New data released has found that 10 per cent of adults in Ireland have experienced symptoms of long Covid following an initial period of infection with the virus.
Deputy Naughten has called for long Covid to be recognised as an occupational illness for frontline workers, while also urging the government to address the prolonged care requirements of those who are actively living with long Covid.
The study is one of the first surveys to provide data on the lifetime prevalence of long Covid symptoms in the Irish population and demonstrates the need to fully implement the HSE’s recommended ‘three pillar’ approach to long Covid – one that incorporates patient-led rehabilitation, generalist assessment and support, as well as specialist assessment and rehabilitation.

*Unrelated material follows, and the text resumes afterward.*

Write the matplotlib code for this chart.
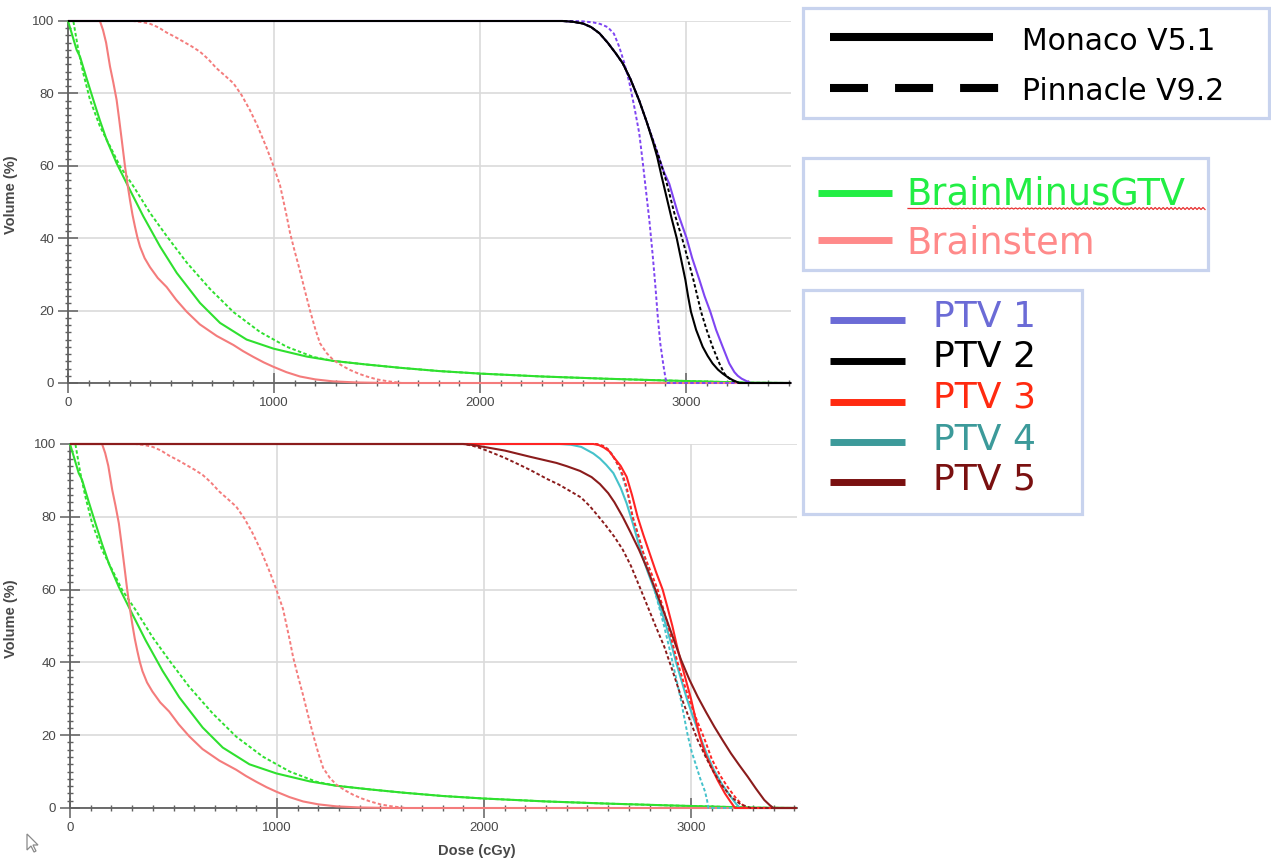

The polling data shows that:
- One in every ten adults have experienced symptoms of long Covid following a period of infection with Covid-19.
o 12 per cent of women reported having experienced symptoms, compared with seven per cent of men.
- Of this group, 68 per cent reported that their ability to conduct daily activities had been either ‘somewhat affected’ or ‘severely affected’ as a result of their symptoms.
- The most commonly reported symptoms include fatigue (81 per cent), shortness of breath (57 per cent), memory problems (53 per cent) and sleep problems (48 per cent).
While the HSE commissioned its own survey on long Covid just three weeks ago, the results are unlikely to be known for some time.
This new survey is the first of its kind to be conducted in Ireland and offers a stark perspective on the community prevalence of long Covid, which does not currently have a defined treatment pathway.
Naughten said the government should work in tandem with the HSE, patients, frontline clinicians and other stakeholders to expedite the delivery of a national action plan on long Covid.
This means classifying it as an occupational illness for frontline workers, allocating funding to fully operationalise specialist clinics, and recruiting specialist clinicians across the health service.
Commenting on the research, Naughten said the figures are indicative of the sheer scale and severity of this issue, stating, “that one in every ten adults experienced symptoms of long Covid following an initial period of infection should serve as a stark warning of the pressure that will be placed on our health system in the months ahead.”
While the symptoms of long Covid are currently ill-defined, they do include fatigue and brain fog, which are experienced at least 12 weeks after the initial infection for significant periods of time, in some cases over two years.
Naughton added, “it is clear that many patients have a significant and often complex symptom burden and need access to cross-speciality, multidisciplinary treatment. At present, many people are simply not receiving this care.”